Sheinkopf Speaks: A Nuclear Fable

Hand hold the earth on the sky
Hand hold the earth on the sky. Illustration from 123rf.
Hank Sheinkopf

There used to be a place called Karp’s on Flatbush Avenue almost at the corner of Newkirk Avenue. The guys behind the counter wore ties and white shirts. And of course aprons because well ice cream–and if you’ve ever been an ice cream counterman you’d know this–tastes fine but is quite disgustingly dirty when it sticks to your hands and your clothes. 

So on that October night they sent me out to Karp’s. Go bring this back for us was the demand. Not for you, but for us. And don’t keep the change which is how it goes generally when you live in someone’s house and they don’t want you there.

Walking the four blocks or so down Newkirk from Ocean Avenue, it was just plain silent. Nobody was out doing what they usually did on those blocks, which you could imagine if you want. Not even a mugger or a bike stealer.

It was a Monday night. October 22, 1962. And President John F. Kennedy was going to talk to America. So get the food, bring back change, and don’t waste time. That handsome young president. Got to be in front of that TV.
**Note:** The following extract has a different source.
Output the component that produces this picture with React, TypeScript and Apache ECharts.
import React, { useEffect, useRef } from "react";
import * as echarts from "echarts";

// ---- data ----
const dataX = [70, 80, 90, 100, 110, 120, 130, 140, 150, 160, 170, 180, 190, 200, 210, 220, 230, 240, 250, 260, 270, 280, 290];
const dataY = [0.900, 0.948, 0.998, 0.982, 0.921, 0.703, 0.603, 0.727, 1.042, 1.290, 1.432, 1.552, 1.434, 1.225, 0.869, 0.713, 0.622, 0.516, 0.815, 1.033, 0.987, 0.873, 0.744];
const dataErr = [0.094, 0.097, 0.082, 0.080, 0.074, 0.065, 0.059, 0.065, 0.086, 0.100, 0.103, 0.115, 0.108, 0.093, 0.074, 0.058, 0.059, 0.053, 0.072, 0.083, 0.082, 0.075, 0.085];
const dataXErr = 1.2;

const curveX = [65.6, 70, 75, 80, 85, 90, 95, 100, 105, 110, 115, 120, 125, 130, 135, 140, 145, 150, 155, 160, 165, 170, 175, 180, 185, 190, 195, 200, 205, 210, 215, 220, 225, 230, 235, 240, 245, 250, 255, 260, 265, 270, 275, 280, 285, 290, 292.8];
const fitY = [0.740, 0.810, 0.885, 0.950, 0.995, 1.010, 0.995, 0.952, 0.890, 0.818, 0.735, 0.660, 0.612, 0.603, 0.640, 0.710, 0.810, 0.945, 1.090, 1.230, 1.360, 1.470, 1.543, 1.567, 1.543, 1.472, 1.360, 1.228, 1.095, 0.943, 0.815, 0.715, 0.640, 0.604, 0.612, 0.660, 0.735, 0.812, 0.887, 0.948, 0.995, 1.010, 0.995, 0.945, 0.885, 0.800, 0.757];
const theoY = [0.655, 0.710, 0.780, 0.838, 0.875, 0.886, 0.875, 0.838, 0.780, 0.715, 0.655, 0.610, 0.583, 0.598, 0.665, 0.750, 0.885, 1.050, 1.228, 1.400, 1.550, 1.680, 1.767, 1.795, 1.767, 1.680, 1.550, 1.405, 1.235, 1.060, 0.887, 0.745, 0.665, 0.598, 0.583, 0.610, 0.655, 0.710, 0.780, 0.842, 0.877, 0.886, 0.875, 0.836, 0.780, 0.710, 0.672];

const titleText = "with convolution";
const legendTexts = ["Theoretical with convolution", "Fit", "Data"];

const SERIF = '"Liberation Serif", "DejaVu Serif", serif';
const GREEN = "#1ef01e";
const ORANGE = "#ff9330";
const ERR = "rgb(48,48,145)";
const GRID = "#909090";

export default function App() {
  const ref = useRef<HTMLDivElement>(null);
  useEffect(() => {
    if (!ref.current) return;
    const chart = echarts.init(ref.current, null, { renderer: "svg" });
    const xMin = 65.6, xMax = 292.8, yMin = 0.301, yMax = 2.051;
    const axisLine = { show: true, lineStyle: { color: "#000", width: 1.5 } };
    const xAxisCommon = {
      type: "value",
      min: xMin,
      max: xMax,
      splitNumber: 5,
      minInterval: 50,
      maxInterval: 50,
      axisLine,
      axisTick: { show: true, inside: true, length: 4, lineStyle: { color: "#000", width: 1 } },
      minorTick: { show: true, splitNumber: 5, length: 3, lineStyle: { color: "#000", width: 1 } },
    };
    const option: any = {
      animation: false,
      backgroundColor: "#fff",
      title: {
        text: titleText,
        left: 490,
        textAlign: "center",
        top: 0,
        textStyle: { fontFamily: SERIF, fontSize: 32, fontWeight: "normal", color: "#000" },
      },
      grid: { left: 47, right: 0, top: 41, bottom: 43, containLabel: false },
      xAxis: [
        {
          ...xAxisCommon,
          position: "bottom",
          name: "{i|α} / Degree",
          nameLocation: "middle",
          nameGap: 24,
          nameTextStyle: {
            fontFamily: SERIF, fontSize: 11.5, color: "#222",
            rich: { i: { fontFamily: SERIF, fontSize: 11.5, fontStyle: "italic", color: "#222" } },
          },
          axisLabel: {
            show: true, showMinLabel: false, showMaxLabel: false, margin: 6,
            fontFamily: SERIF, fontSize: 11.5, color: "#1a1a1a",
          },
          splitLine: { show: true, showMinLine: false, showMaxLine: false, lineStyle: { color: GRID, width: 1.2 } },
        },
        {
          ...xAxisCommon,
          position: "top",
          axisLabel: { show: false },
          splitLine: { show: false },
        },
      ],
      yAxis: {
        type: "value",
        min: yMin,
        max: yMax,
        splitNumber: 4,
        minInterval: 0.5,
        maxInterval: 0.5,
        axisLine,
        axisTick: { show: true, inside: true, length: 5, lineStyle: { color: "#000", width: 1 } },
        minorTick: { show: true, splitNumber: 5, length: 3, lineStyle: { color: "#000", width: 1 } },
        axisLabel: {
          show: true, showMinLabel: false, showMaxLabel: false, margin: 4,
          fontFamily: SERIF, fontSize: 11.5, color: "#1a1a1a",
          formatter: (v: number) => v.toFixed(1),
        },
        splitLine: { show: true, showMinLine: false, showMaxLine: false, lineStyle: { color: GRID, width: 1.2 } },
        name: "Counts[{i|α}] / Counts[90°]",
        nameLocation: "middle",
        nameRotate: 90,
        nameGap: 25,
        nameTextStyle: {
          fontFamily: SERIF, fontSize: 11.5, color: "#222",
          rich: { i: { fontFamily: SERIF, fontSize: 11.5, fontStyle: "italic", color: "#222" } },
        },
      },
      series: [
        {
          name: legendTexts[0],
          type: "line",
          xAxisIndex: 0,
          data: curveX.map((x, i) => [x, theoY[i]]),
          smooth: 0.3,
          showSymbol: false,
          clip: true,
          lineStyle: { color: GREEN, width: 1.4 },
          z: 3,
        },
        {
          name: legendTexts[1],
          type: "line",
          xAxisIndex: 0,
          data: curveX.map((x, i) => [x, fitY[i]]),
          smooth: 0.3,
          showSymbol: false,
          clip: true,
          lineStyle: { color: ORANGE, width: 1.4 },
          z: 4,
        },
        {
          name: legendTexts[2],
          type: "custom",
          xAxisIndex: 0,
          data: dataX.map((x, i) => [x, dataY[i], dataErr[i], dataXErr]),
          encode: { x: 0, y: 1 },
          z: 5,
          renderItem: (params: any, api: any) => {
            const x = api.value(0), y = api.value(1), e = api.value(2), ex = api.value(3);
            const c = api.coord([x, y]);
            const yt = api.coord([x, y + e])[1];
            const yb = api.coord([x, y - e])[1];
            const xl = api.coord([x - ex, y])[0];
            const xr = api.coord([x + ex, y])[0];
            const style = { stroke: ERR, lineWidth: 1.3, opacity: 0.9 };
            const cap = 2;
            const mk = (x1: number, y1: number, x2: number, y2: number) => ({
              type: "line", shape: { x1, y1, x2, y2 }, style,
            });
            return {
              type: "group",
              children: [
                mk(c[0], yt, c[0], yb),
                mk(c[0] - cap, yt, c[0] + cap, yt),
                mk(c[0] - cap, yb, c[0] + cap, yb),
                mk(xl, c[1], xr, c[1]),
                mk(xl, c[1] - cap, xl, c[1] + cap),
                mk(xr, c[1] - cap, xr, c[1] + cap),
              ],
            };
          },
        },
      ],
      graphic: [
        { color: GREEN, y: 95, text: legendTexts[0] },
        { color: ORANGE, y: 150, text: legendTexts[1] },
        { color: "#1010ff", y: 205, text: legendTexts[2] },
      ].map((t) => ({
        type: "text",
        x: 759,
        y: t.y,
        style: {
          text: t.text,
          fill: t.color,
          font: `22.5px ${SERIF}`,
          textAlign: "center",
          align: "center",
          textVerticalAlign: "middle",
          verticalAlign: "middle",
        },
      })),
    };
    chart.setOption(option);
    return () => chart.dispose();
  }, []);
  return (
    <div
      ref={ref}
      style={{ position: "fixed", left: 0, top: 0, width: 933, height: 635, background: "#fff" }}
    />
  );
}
The news: Russians put nuclear weapons, missiles, in Cuba, 90 miles from Florida. And the world might be going out of business. Permanently.

Well, we know the crisis gets resolved. Robert Kennedy, the President’s brother writes a book about how we almost got killed, and makes his brother the hero.

Harvard political scientist, Graham T. Allison writes a book still used today in college classrooms. Nations lie to themselves. And they could commit suicide.  Years later, another Harvard scholar, Ukrainian Serhii Plohy, notes a dirty secret in his book “Nuclear Folly.” The US didn’t even know that nuclear arms were being delivered to Cuba. They found out later. So much for intelligence services. Plohy tells you something else really interesting: the Russians shipped their murder weapons through, would you believe, through the Black Sea, through Ukraine. Could it be that Putin knew what he was doing in 2014 when he sailed the Russian nuclear submarine fleet into the Black Sea? Worse, why didn’t the Americans know. 

It’s just plain luck that we’re still here.  There are just some things you can’t figure.

Around that time, 1962, my two uncles went to the doctor who said after he looked them over, go home you two and die. They didn’t look sick. They had prostate cancer and in those years the most available treatment always seemed to be death. And die they did.

We are seeing nations make mistakes. And we are wondering what they, you know who they are: they are them, the ones who are supposed to know, know or don’t know. Or should know. 

But they are not interrupting the TV shows to upset anyone., You can get as upset as you like by just watching a 24-hour news channel and the upset will even be sponsored by someone who’s likely never read Allison, or Plokhy but gets their news from you know where, don’t you?

The New Yorker’s knowledgeable Robin Wright says the Soviets–sorry Russia–has 6,000 nuclear weapons with much more killing power than what they stashed in Cuba in 1962.

The moral of the story? Karp’s is closed and the counterman with white shirts and ties are likely dead. And it’s not because their ice cream was lousy.